## start

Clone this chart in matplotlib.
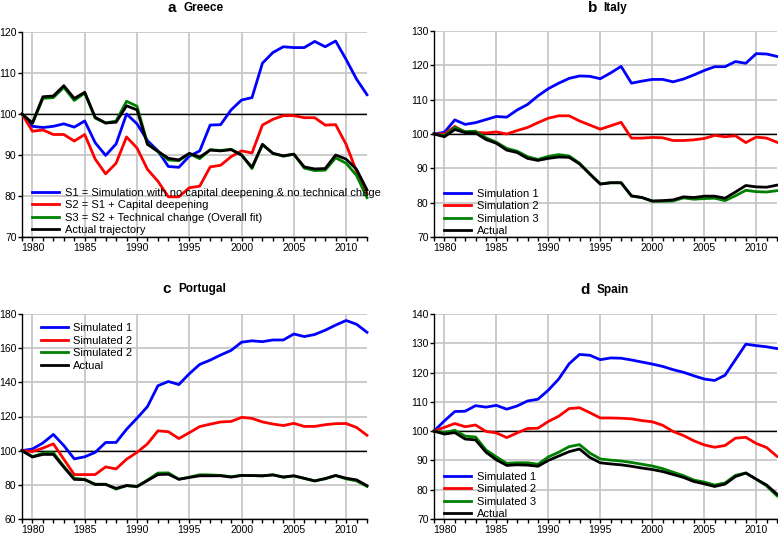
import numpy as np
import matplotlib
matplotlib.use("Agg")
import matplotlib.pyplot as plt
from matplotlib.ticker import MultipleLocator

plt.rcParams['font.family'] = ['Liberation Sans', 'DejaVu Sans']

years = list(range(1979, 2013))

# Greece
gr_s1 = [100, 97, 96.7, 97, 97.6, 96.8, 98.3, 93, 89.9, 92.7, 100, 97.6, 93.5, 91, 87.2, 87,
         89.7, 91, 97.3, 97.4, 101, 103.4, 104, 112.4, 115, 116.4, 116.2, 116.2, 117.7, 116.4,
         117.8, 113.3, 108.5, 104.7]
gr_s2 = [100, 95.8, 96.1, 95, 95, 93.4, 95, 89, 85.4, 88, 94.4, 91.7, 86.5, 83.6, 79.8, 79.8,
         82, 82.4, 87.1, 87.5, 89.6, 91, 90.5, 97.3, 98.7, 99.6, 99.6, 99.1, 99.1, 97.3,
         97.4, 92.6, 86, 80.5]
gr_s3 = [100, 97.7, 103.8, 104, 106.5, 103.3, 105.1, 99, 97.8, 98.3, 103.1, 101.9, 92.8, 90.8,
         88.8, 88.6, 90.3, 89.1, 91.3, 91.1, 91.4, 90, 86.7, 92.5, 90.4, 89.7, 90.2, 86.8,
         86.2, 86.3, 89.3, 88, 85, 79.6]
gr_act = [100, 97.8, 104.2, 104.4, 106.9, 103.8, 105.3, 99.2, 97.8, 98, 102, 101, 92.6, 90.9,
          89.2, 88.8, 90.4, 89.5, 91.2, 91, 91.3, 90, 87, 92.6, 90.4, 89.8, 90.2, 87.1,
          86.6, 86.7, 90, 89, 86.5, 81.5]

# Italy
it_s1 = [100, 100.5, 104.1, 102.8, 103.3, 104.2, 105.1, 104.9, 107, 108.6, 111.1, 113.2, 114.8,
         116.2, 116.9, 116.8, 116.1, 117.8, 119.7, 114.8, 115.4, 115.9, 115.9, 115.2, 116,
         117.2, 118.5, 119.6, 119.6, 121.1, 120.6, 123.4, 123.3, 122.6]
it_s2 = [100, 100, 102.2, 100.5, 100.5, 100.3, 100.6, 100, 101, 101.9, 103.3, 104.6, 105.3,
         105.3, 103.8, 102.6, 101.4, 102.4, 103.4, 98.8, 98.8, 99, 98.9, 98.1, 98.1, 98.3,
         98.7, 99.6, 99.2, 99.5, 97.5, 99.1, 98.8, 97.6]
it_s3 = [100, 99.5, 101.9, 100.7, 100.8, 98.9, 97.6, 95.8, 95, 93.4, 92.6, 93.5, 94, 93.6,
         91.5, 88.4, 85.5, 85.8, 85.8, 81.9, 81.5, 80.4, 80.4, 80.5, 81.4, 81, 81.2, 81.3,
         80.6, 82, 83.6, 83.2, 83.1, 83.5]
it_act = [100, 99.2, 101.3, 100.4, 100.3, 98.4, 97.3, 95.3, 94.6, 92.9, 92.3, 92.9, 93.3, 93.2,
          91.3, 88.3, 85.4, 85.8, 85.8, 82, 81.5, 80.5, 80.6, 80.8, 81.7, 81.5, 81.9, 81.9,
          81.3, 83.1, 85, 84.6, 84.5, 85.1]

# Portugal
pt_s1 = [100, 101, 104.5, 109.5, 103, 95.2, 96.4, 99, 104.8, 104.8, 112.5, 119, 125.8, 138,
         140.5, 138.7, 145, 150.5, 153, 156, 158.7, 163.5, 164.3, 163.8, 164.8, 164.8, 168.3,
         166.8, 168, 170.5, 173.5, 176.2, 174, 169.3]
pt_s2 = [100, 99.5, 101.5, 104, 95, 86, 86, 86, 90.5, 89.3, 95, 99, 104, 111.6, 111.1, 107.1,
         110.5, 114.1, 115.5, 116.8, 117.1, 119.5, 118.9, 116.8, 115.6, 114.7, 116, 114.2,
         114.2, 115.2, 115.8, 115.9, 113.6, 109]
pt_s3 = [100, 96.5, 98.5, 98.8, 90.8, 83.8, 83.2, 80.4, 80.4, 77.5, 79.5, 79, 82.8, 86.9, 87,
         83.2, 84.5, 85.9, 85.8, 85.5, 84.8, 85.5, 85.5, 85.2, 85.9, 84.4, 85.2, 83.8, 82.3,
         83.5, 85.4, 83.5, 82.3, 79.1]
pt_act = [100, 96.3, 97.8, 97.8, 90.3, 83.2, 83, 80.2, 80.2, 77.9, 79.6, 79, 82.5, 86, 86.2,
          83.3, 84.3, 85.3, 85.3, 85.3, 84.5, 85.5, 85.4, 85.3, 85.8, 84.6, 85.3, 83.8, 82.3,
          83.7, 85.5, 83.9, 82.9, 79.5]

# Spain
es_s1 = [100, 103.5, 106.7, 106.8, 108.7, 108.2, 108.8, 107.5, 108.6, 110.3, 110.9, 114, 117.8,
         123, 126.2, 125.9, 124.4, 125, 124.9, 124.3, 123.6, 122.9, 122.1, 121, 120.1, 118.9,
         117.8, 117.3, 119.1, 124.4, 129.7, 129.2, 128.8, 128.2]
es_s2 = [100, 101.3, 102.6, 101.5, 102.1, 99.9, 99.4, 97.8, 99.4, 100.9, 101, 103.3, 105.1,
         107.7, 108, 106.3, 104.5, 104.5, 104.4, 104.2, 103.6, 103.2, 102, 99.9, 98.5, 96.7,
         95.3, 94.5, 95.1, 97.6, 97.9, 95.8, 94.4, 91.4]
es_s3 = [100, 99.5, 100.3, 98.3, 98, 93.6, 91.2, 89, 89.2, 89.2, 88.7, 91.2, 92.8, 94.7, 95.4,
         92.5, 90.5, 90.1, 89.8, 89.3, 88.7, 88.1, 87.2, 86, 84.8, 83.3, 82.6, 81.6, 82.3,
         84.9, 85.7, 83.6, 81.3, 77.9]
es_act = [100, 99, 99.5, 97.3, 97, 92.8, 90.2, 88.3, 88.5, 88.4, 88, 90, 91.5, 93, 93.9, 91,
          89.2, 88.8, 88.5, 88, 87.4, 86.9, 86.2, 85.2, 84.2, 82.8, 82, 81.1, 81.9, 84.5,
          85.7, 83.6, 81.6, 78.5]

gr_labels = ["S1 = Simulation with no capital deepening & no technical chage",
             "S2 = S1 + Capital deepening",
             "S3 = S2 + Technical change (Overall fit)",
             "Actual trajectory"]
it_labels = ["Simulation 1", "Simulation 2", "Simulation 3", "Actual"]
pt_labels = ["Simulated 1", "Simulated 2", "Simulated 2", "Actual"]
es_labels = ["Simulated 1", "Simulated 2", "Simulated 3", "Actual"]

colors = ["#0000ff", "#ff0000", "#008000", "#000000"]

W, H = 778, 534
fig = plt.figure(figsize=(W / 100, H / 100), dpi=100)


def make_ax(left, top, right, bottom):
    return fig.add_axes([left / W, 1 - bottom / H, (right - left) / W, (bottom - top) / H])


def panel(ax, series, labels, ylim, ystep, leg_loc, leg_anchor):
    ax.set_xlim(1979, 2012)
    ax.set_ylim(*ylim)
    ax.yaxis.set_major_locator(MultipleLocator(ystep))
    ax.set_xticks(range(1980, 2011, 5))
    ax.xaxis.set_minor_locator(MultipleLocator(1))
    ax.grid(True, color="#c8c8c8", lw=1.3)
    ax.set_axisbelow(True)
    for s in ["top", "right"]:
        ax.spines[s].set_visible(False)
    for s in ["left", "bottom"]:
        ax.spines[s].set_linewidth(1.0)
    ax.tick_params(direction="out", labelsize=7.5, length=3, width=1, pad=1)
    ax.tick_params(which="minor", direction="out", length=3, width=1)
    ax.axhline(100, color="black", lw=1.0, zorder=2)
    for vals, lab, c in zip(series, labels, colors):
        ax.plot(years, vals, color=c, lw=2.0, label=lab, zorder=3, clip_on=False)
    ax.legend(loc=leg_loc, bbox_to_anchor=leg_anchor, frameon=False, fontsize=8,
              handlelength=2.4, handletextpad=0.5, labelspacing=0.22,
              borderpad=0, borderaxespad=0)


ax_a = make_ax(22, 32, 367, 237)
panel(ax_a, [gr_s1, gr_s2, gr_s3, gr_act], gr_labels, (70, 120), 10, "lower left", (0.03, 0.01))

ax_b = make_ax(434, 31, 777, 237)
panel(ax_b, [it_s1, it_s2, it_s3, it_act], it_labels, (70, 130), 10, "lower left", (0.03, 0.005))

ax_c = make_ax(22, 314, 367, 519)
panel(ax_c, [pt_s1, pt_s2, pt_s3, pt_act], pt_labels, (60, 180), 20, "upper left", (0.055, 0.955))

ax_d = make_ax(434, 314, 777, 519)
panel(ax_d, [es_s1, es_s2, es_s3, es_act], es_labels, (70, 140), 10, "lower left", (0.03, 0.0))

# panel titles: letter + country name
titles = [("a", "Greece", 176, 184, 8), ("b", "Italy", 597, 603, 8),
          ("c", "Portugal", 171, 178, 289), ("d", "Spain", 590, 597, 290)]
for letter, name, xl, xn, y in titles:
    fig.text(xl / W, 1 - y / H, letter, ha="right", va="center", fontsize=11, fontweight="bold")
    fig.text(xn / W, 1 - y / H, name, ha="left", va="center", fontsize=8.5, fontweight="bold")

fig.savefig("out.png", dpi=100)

## end

◆ **Exercise**
Go from the first line of the listing to the line holding "years = list(range(1979, 2013))" and, please, transcribe those lines exactly, both included, with no pictures.

◆ **Task solution**
Clone this chart in matplotlib.
import numpy as np
import matplotlib
matplotlib.use("Agg")
import matplotlib.pyplot as plt
from matplotlib.ticker import MultipleLocator

plt.rcParams['font.family'] = ['Liberation Sans', 'DejaVu Sans']

years = list(range(1979, 2013))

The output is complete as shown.